* BEGIN Source excerpt *
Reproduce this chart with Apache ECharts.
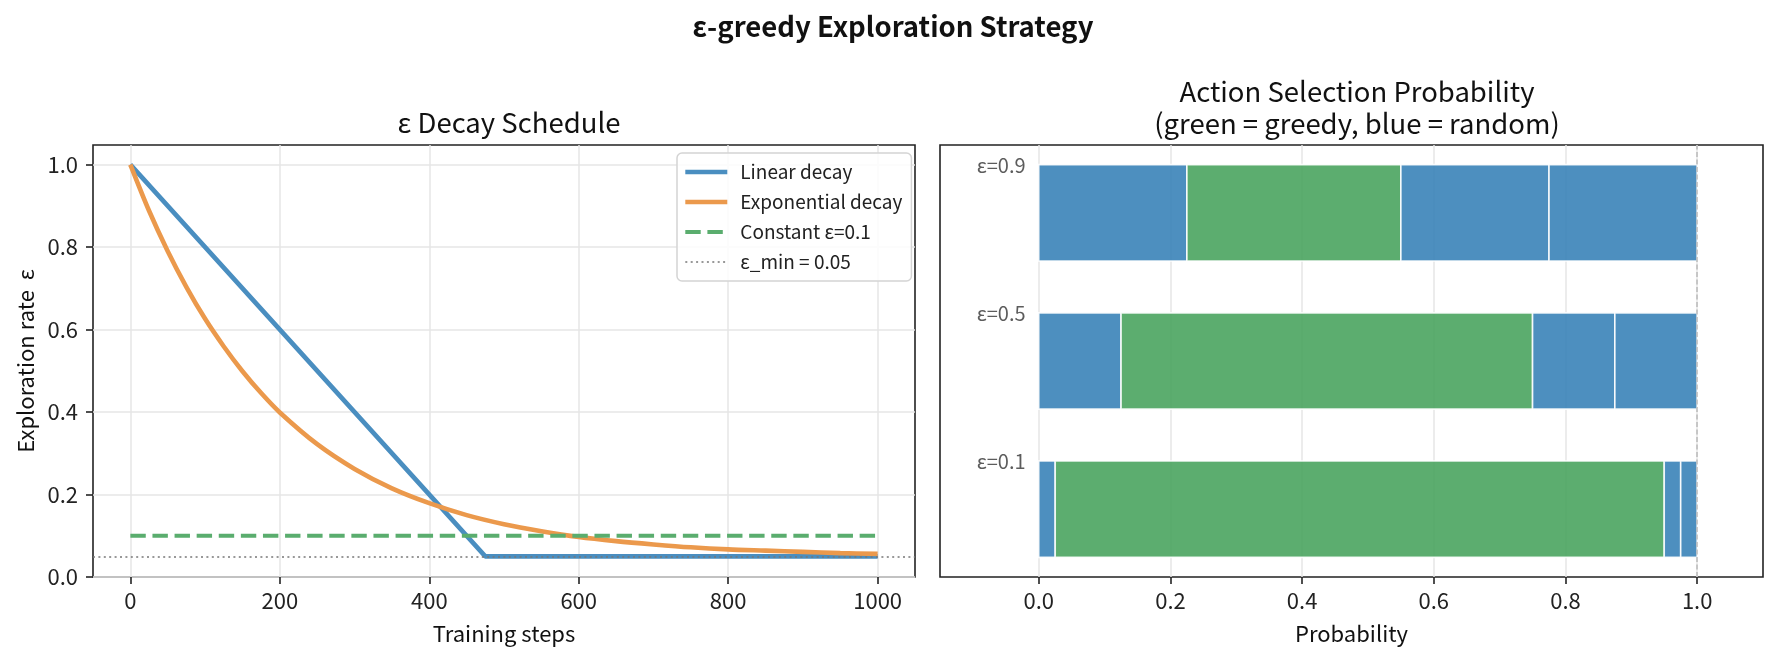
<!DOCTYPE html>
<html>
<head>
<meta charset="utf-8">
<script src="https://cdn.jsdelivr.net/npm/echarts@6/dist/echarts.min.js"></script>
<style>
  html, body { margin: 0; padding: 0; background: #fff; }
  #chart { width: 1777px; height: 661px; }
</style>
</head>
<body>
<div id="chart"></div>
<script>
// left panel: epsilon decay schedules
const linearSteps = [0, 475, 1000];
const linearEps = [1.0, 0.05, 0.05];

const expSteps = [0, 25, 50, 75, 100, 125, 150, 175, 200, 250, 300, 350, 400, 450,
  500, 550, 600, 650, 700, 750, 800, 850, 900, 950, 1000];
const expEps = [1.0, 0.888, 0.79, 0.703, 0.626, 0.559, 0.499, 0.446, 0.399, 0.322,
  0.262, 0.215, 0.179, 0.15, 0.128, 0.111, 0.097, 0.087, 0.079, 0.072, 0.067,
  0.064, 0.061, 0.058, 0.056];

const constSteps = [0, 1000];
const constEps = [0.1, 0.1];
const epsMin = 0.05;

const leftXTicks = [0, 200, 400, 600, 800, 1000];
const leftYTicks = [0, 0.2, 0.4, 0.6, 0.8, 1.0];

// right panel: action probabilities (4 actions, 2nd one greedy)
const epsLabels = ["ε=0.1", "ε=0.5", "ε=0.9"];
const segAction1 = [0.025, 0.125, 0.225];
const segGreedy = [0.925, 0.625, 0.325];
const segAction3 = [0.025, 0.125, 0.225];
const segAction4 = [0.025, 0.125, 0.225];
const segKinds = ["random", "greedy", "random", "random"];
const rightXTicks = [0, 0.2, 0.4, 0.6, 0.8, 1.0];

const blue = "#4A8EC0";
const orange = "#EB994C";
const green = "#5AAD6E";
const barBlue = "#347FB6";
const barGreen = "#46A25B";
const font = "'Noto Sans CJK SC', 'Source Sans Pro', 'Noto Sans', sans-serif";
const ink = "#222";

let chartDom = document.getElementById("chart");
let myChart = echarts.init(chartDom, null, { renderer: "canvas" });

// build bar segments from the arrays
let segRows = [segAction1, segGreedy, segAction3, segAction4];
let barData = [];
epsLabels.forEach((lab, row) => {
  let start = 0;
  segRows.forEach((seg, k) => {
    barData.push([start, start + seg[row], row, k]);
    start += seg[row];
  });
});
let labelData = epsLabels.map((lab, row) => [-0.02, row + 0.32, lab]);

const barHalf = 0.325;

let axisCommon = {
  axisLine: { show: false, onZero: false },
  axisTick: { show: true, length: 7, lineStyle: { color: ink, width: 1.6 } },
  axisLabel: { color: ink, fontSize: 22, fontFamily: font },
  splitLine: { show: true, lineStyle: { color: "#e6e6e6", width: 1.5 } },
  nameTextStyle: { color: "#111", fontSize: 22, fontFamily: font },
};

let option = {
  animation: false,
  backgroundColor: "#fff",
  textStyle: { fontFamily: font },
  title: [
    {
      text: "ε-greedy Exploration Strategy",
      left: 888, top: 5, textAlign: "center",
      textStyle: { fontSize: 27.5, fontWeight: "bold", color: "#111", fontFamily: font, lineHeight: 34 },
    },
    {
      text: "ε Decay Schedule",
      left: 504, top: 102, textAlign: "center",
      textStyle: { fontSize: 27.5, fontWeight: "normal", color: "#111", fontFamily: font, lineHeight: 32 },
    },
    {
      text: "Action Selection Probability\n(green = greedy, blue = random)",
      left: 1352, top: 71, textAlign: "center",
      textStyle: { fontSize: 27.5, fontWeight: "normal", color: "#111", fontFamily: font, lineHeight: 31.6 },
    },
  ],
  legend: {
    data: ["Linear decay", "Exponential decay", "Constant ε=0.1", "ε_min = 0.05"],
    orient: "vertical",
    left: 677, top: 153,
    itemWidth: 42, itemHeight: 14, itemGap: 8,
    padding: [8, 9, 8, 6],
    itemStyle: { opacity: 0 },
    lineStyle: { width: "inherit", type: "inherit" },
    borderColor: "#d4d4d4", borderWidth: 1.5, borderRadius: 5,
    backgroundColor: "rgba(255,255,255,0.85)",
    textStyle: { fontSize: 19, color: ink, fontFamily: font, lineHeight: 22, padding: [0, 0, 0, 8] },
  },
  grid: [
    { left: 93, right: 862, top: 145, bottom: 84, show: true, borderColor: ink, borderWidth: 1.6 },
    { left: 940, right: 14, top: 145, bottom: 84, show: true, borderColor: ink, borderWidth: 1.6 },
  ],
  xAxis: [
    Object.assign({}, axisCommon, {
      type: "value", gridIndex: 0, min: -50, max: 1050,
      name: "Training steps", nameLocation: "middle", nameGap: 46,
      axisTick: Object.assign({}, axisCommon.axisTick, { customValues: leftXTicks }),
      axisLabel: Object.assign({}, axisCommon.axisLabel, {
        customValues: leftXTicks, margin: 13,
        formatter: (v) => String(v),
      }),
    }),
    Object.assign({}, axisCommon, {
      type: "value", gridIndex: 1, min: -0.15, max: 1.1,
      name: "Probability", nameLocation: "middle", nameGap: 46,
      axisTick: Object.assign({}, axisCommon.axisTick, { customValues: rightXTicks }),
      axisLabel: Object.assign({}, axisCommon.axisLabel, {
        customValues: rightXTicks, margin: 13,
        formatter: (v) => v.toFixed(1),
      }),
    }),
  ],
  yAxis: [
    Object.assign({}, axisCommon, {
      type: "value", gridIndex: 0, min: 0, max: 1.0475,
      name: "Exploration rate  ε", nameLocation: "middle", nameGap: 56,
      axisTick: Object.assign({}, axisCommon.axisTick, { customValues: leftYTicks }),
      axisLabel: Object.assign({}, axisCommon.axisLabel, {
        customValues: leftYTicks, margin: 15,
        formatter: (v) => v.toFixed(1),
      }),
    }),
    {
      type: "value", gridIndex: 1, min: -0.4575, max: 2.4575,
      axisLine: { show: false, onZero: false }, axisTick: { show: false },
      axisLabel: { show: false }, splitLine: { show: false },
    },
  ],
  series: [
    {
      name: "Linear decay", type: "line", xAxisIndex: 0, yAxisIndex: 0,
      data: linearSteps.map((s, i) => [s, linearEps[i]]),
      symbol: "none", color: blue,
      lineStyle: { color: blue, width: 4.6 },
    },
    {
      name: "Exponential decay", type: "line", xAxisIndex: 0, yAxisIndex: 0,
      data: expSteps.map((s, i) => [s, expEps[i]]),
      symbol: "none", smooth: 0.3, color: orange,
      lineStyle: { color: orange, width: 4.6 },
    },
    {
      name: "Constant ε=0.1", type: "line", xAxisIndex: 0, yAxisIndex: 0,
      data: constSteps.map((s, i) => [s, constEps[i]]),
      symbol: "none", color: green,
      lineStyle: { color: green, width: 4.2, type: [15.4, 6.7] },
    },
    {
      name: "ε_min = 0.05", type: "line", xAxisIndex: 0, yAxisIndex: 0,
      data: [], symbol: "none", color: "#777",
      lineStyle: { color: "#777", width: 1.7, type: [2, 3.4] },
      markLine: {
        silent: true, symbol: "none", label: { show: false },
        lineStyle: { color: "#777", width: 1.7, type: [2, 3.4] },
        data: [{ yAxis: epsMin }],
      },
    },
    {
      name: "actions", type: "custom", xAxisIndex: 1, yAxisIndex: 1,
      data: barData,
      encode: { x: [0, 1], y: 2 },
      renderItem: function (params, api) {
        let p0 = api.coord([api.value(0), api.value(2) + barHalf]);
        let p1 = api.coord([api.value(1), api.value(2) - barHalf]);
        let kind = segKinds[api.value(3)];
        return {
          type: "rect",
          shape: { x: p0[0], y: p0[1], width: p1[0] - p0[0], height: p1[1] - p0[1] },
          style: { fill: kind === "greedy" ? barGreen : barBlue, stroke: "#fff", lineWidth: 1.6, opacity: 0.88 },
        };
      },
    },
    {
      name: "labels", type: "scatter", xAxisIndex: 1, yAxisIndex: 1,
      data: labelData, symbolSize: 0, silent: true,
      label: {
        show: true, position: "left", distance: 0,
        formatter: (p) => p.value[2],
        fontSize: 20, color: "#333", fontFamily: font,
      },
      markLine: {
        silent: true, symbol: "none", label: { show: false },
        lineStyle: { color: "#bdbdbd", width: 1.6, type: [5, 2.5] },
        data: [{ xAxis: 1.0 }],
      },
      z: 5,
    },
  ],
};

option && myChart.setOption(option);
</script>
</body>
</html>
* END Source excerpt *
* Exercise description *
Without any pictures, reproduce the lines from the first one in the material through the line that has "let labelData = epsLabels.map((lab, row)", exactly as they appear.

* Solution to this exercise *
Reproduce this chart with Apache ECharts.
<!DOCTYPE html>
<html>
<head>
<meta charset="utf-8">
<script src="https://cdn.jsdelivr.net/npm/echarts@6/dist/echarts.min.js"></script>
<style>
  html, body { margin: 0; padding: 0; background: #fff; }
  #chart { width: 1777px; height: 661px; }
</style>
</head>
<body>
<div id="chart"></div>
<script>
// left panel: epsilon decay schedules
const linearSteps = [0, 475, 1000];
const linearEps = [1.0, 0.05, 0.05];

const expSteps = [0, 25, 50, 75, 100, 125, 150, 175, 200, 250, 300, 350, 400, 450,
  500, 550, 600, 650, 700, 750, 800, 850, 900, 950, 1000];
const expEps = [1.0, 0.888, 0.79, 0.703, 0.626, 0.559, 0.499, 0.446, 0.399, 0.322,
  0.262, 0.215, 0.179, 0.15, 0.128, 0.111, 0.097, 0.087, 0.079, 0.072, 0.067,
  0.064, 0.061, 0.058, 0.056];

const constSteps = [0, 1000];
const constEps = [0.1, 0.1];
const epsMin = 0.05;

const leftXTicks = [0, 200, 400, 600, 800, 1000];
const leftYTicks = [0, 0.2, 0.4, 0.6, 0.8, 1.0];

// right panel: action probabilities (4 actions, 2nd one greedy)
const epsLabels = ["ε=0.1", "ε=0.5", "ε=0.9"];
const segAction1 = [0.025, 0.125, 0.225];
const segGreedy = [0.925, 0.625, 0.325];
const segAction3 = [0.025, 0.125, 0.225];
const segAction4 = [0.025, 0.125, 0.225];
const segKinds = ["random", "greedy", "random", "random"];
const rightXTicks = [0, 0.2, 0.4, 0.6, 0.8, 1.0];

const blue = "#4A8EC0";
const orange = "#EB994C";
const green = "#5AAD6E";
const barBlue = "#347FB6";
const barGreen = "#46A25B";
const font = "'Noto Sans CJK SC', 'Source Sans Pro', 'Noto Sans', sans-serif";
const ink = "#222";

let chartDom = document.getElementById("chart");
let myChart = echarts.init(chartDom, null, { renderer: "canvas" });

// build bar segments from the arrays
let segRows = [segAction1, segGreedy, segAction3, segAction4];
let barData = [];
epsLabels.forEach((lab, row) => {
  let start = 0;
  segRows.forEach((seg, k) => {
    barData.push([start, start + seg[row], row, k]);
    start += seg[row];
  });
});
let labelData = epsLabels.map((lab, row) => [-0.02, row + 0.32, lab]);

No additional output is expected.